■ **Exercise aim**
Would you write out the listing verbatim and skip every picture in it?
--------------------------------------------------
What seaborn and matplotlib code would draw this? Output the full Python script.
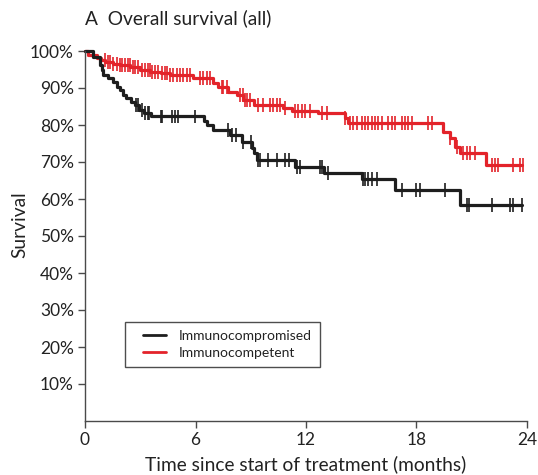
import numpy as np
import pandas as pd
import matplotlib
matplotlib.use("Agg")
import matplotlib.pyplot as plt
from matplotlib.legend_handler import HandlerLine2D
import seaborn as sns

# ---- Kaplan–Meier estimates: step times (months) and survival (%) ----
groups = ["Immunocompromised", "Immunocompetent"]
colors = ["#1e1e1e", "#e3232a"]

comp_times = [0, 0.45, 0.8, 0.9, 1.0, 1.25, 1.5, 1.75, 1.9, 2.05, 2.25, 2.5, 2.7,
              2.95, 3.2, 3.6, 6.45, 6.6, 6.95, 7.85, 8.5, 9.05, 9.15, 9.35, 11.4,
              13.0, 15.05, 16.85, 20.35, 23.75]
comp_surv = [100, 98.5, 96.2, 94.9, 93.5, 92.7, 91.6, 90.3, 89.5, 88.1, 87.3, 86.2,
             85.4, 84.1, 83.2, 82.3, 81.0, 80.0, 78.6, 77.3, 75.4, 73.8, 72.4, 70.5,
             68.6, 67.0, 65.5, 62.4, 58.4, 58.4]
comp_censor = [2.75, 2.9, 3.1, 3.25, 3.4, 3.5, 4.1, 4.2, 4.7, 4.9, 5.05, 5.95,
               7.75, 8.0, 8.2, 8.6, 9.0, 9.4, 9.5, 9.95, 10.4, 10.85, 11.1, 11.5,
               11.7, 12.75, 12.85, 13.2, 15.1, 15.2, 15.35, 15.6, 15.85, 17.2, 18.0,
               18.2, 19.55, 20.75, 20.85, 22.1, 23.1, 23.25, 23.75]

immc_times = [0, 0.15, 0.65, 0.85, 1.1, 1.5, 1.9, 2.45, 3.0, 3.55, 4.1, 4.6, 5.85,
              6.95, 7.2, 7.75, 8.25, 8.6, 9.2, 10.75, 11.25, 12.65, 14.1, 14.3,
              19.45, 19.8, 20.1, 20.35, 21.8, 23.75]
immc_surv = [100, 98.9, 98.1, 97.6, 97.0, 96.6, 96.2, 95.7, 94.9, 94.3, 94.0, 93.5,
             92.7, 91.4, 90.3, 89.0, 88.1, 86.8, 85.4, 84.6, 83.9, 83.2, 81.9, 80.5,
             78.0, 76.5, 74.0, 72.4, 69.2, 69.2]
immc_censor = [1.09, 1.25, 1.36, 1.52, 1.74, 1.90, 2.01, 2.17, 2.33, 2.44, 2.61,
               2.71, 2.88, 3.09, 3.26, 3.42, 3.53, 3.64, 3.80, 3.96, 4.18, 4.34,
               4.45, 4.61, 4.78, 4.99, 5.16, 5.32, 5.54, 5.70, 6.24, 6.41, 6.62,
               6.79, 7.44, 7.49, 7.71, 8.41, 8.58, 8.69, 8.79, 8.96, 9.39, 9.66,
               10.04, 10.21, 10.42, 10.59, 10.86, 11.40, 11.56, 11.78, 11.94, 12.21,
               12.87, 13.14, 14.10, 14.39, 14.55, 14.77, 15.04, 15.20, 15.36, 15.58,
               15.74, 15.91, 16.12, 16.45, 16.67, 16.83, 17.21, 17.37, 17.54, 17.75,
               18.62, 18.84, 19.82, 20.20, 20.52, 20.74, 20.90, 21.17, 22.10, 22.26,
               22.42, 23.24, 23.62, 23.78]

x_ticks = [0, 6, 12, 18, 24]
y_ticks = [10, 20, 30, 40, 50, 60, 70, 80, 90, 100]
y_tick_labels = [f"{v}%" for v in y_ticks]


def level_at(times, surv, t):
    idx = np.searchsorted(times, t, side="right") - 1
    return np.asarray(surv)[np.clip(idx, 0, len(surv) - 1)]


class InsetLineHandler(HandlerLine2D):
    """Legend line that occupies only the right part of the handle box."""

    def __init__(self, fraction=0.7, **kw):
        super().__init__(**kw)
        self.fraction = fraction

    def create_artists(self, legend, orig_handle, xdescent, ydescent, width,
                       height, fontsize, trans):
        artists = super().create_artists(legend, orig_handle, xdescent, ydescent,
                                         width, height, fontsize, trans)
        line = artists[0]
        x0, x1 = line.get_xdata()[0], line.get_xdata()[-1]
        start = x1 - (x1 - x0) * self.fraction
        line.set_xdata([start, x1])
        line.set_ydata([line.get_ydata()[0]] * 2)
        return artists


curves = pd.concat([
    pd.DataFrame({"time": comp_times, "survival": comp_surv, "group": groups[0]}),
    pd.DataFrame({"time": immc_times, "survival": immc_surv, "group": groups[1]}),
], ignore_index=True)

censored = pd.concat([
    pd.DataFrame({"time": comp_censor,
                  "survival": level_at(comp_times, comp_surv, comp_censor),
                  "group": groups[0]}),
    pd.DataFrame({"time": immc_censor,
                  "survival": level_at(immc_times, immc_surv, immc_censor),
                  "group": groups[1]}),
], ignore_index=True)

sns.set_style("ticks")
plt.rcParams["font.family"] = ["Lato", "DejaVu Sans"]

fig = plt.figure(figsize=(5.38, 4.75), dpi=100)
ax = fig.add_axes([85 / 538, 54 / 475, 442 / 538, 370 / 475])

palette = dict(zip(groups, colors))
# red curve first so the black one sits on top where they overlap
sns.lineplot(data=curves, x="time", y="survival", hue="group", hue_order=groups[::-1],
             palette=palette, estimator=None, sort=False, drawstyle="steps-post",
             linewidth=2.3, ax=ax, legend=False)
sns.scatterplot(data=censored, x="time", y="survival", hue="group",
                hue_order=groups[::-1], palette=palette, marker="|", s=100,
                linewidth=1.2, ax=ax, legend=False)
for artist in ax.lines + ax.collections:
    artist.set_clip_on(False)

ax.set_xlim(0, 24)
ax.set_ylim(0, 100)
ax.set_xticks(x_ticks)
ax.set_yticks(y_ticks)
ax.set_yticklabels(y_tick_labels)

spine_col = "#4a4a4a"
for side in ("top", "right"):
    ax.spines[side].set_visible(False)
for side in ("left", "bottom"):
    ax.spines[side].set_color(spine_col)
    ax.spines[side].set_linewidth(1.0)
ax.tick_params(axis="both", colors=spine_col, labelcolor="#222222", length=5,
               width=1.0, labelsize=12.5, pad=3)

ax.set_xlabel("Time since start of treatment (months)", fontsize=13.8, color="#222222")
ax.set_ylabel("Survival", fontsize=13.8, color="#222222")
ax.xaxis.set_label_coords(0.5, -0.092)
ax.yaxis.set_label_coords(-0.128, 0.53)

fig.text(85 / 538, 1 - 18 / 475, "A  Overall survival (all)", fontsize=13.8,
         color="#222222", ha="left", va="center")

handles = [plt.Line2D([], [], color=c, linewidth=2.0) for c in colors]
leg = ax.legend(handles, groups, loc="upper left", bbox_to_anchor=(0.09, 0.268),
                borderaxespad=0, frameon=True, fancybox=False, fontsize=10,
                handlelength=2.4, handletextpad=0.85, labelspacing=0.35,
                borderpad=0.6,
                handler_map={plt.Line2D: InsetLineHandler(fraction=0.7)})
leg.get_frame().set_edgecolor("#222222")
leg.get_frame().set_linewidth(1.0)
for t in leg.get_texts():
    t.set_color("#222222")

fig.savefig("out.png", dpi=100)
--------------------------------------------------
■ **Output for this task**
What seaborn and matplotlib code would draw this? Output the full Python script.
import numpy as np
import pandas as pd
import matplotlib
matplotlib.use("Agg")
import matplotlib.pyplot as plt
from matplotlib.legend_handler import HandlerLine2D
import seaborn as sns

# ---- Kaplan–Meier estimates: step times (months) and survival (%) ----
groups = ["Immunocompromised", "Immunocompetent"]
colors = ["#1e1e1e", "#e3232a"]

comp_times = [0, 0.45, 0.8, 0.9, 1.0, 1.25, 1.5, 1.75, 1.9, 2.05, 2.25, 2.5, 2.7,
              2.95, 3.2, 3.6, 6.45, 6.6, 6.95, 7.85, 8.5, 9.05, 9.15, 9.35, 11.4,
              13.0, 15.05, 16.85, 20.35, 23.75]
comp_surv = [100, 98.5, 96.2, 94.9, 93.5, 92.7, 91.6, 90.3, 89.5, 88.1, 87.3, 86.2,
             85.4, 84.1, 83.2, 82.3, 81.0, 80.0, 78.6, 77.3, 75.4, 73.8, 72.4, 70.5,
             68.6, 67.0, 65.5, 62.4, 58.4, 58.4]
comp_censor = [2.75, 2.9, 3.1, 3.25, 3.4, 3.5, 4.1, 4.2, 4.7, 4.9, 5.05, 5.95,
               7.75, 8.0, 8.2, 8.6, 9.0, 9.4, 9.5, 9.95, 10.4, 10.85, 11.1, 11.5,
               11.7, 12.75, 12.85, 13.2, 15.1, 15.2, 15.35, 15.6, 15.85, 17.2, 18.0,
               18.2, 19.55, 20.75, 20.85, 22.1, 23.1, 23.25, 23.75]

immc_times = [0, 0.15, 0.65, 0.85, 1.1, 1.5, 1.9, 2.45, 3.0, 3.55, 4.1, 4.6, 5.85,
              6.95, 7.2, 7.75, 8.25, 8.6, 9.2, 10.75, 11.25, 12.65, 14.1, 14.3,
              19.45, 19.8, 20.1, 20.35, 21.8, 23.75]
immc_surv = [100, 98.9, 98.1, 97.6, 97.0, 96.6, 96.2, 95.7, 94.9, 94.3, 94.0, 93.5,
             92.7, 91.4, 90.3, 89.0, 88.1, 86.8, 85.4, 84.6, 83.9, 83.2, 81.9, 80.5,
             78.0, 76.5, 74.0, 72.4, 69.2, 69.2]
immc_censor = [1.09, 1.25, 1.36, 1.52, 1.74, 1.90, 2.01, 2.17, 2.33, 2.44, 2.61,
               2.71, 2.88, 3.09, 3.26, 3.42, 3.53, 3.64, 3.80, 3.96, 4.18, 4.34,
               4.45, 4.61, 4.78, 4.99, 5.16, 5.32, 5.54, 5.70, 6.24, 6.41, 6.62,
               6.79, 7.44, 7.49, 7.71, 8.41, 8.58, 8.69, 8.79, 8.96, 9.39, 9.66,
               10.04, 10.21, 10.42, 10.59, 10.86, 11.40, 11.56, 11.78, 11.94, 12.21,
               12.87, 13.14, 14.10, 14.39, 14.55, 14.77, 15.04, 15.20, 15.36, 15.58,
               15.74, 15.91, 16.12, 16.45, 16.67, 16.83, 17.21, 17.37, 17.54, 17.75,
               18.62, 18.84, 19.82, 20.20, 20.52, 20.74, 20.90, 21.17, 22.10, 22.26,
               22.42, 23.24, 23.62, 23.78]

x_ticks = [0, 6, 12, 18, 24]
y_ticks = [10, 20, 30, 40, 50, 60, 70, 80, 90, 100]
y_tick_labels = [f"{v}%" for v in y_ticks]


def level_at(times, surv, t):
    idx = np.searchsorted(times, t, side="right") - 1
    return np.asarray(surv)[np.clip(idx, 0, len(surv) - 1)]


class InsetLineHandler(HandlerLine2D):
    """Legend line that occupies only the right part of the handle box."""

    def __init__(self, fraction=0.7, **kw):
        super().__init__(**kw)
        self.fraction = fraction

    def create_artists(self, legend, orig_handle, xdescent, ydescent, width,
                       height, fontsize, trans):
        artists = super().create_artists(legend, orig_handle, xdescent, ydescent,
                                         width, height, fontsize, trans)
        line = artists[0]
        x0, x1 = line.get_xdata()[0], line.get_xdata()[-1]
        start = x1 - (x1 - x0) * self.fraction
        line.set_xdata([start, x1])
        line.set_ydata([line.get_ydata()[0]] * 2)
        return artists


curves = pd.concat([
    pd.DataFrame({"time": comp_times, "survival": comp_surv, "group": groups[0]}),
    pd.DataFrame({"time": immc_times, "survival": immc_surv, "group": groups[1]}),
], ignore_index=True)

censored = pd.concat([
    pd.DataFrame({"time": comp_censor,
                  "survival": level_at(comp_times, comp_surv, comp_censor),
                  "group": groups[0]}),
    pd.DataFrame({"time": immc_censor,
                  "survival": level_at(immc_times, immc_surv, immc_censor),
                  "group": groups[1]}),
], ignore_index=True)

sns.set_style("ticks")
plt.rcParams["font.family"] = ["Lato", "DejaVu Sans"]

fig = plt.figure(figsize=(5.38, 4.75), dpi=100)
ax = fig.add_axes([85 / 538, 54 / 475, 442 / 538, 370 / 475])

palette = dict(zip(groups, colors))
# red curve first so the black one sits on top where they overlap
sns.lineplot(data=curves, x="time", y="survival", hue="group", hue_order=groups[::-1],
             palette=palette, estimator=None, sort=False, drawstyle="steps-post",
             linewidth=2.3, ax=ax, legend=False)
sns.scatterplot(data=censored, x="time", y="survival", hue="group",
                hue_order=groups[::-1], palette=palette, marker="|", s=100,
                linewidth=1.2, ax=ax, legend=False)
for artist in ax.lines + ax.collections:
    artist.set_clip_on(False)

ax.set_xlim(0, 24)
ax.set_ylim(0, 100)
ax.set_xticks(x_ticks)
ax.set_yticks(y_ticks)
ax.set_yticklabels(y_tick_labels)

spine_col = "#4a4a4a"
for side in ("top", "right"):
    ax.spines[side].set_visible(False)
for side in ("left", "bottom"):
    ax.spines[side].set_color(spine_col)
    ax.spines[side].set_linewidth(1.0)
ax.tick_params(axis="both", colors=spine_col, labelcolor="#222222", length=5,
               width=1.0, labelsize=12.5, pad=3)

ax.set_xlabel("Time since start of treatment (months)", fontsize=13.8, color="#222222")
ax.set_ylabel("Survival", fontsize=13.8, color="#222222")
ax.xaxis.set_label_coords(0.5, -0.092)
ax.yaxis.set_label_coords(-0.128, 0.53)

fig.text(85 / 538, 1 - 18 / 475, "A  Overall survival (all)", fontsize=13.8,
         color="#222222", ha="left", va="center")

handles = [plt.Line2D([], [], color=c, linewidth=2.0) for c in colors]
leg = ax.legend(handles, groups, loc="upper left", bbox_to_anchor=(0.09, 0.268),
                borderaxespad=0, frameon=True, fancybox=False, fontsize=10,
                handlelength=2.4, handletextpad=0.85, labelspacing=0.35,
                borderpad=0.6,
                handler_map={plt.Line2D: InsetLineHandler(fraction=0.7)})
leg.get_frame().set_edgecolor("#222222")
leg.get_frame().set_linewidth(1.0)
for t in leg.get_texts():
    t.set_color("#222222")

fig.savefig("out.png", dpi=100)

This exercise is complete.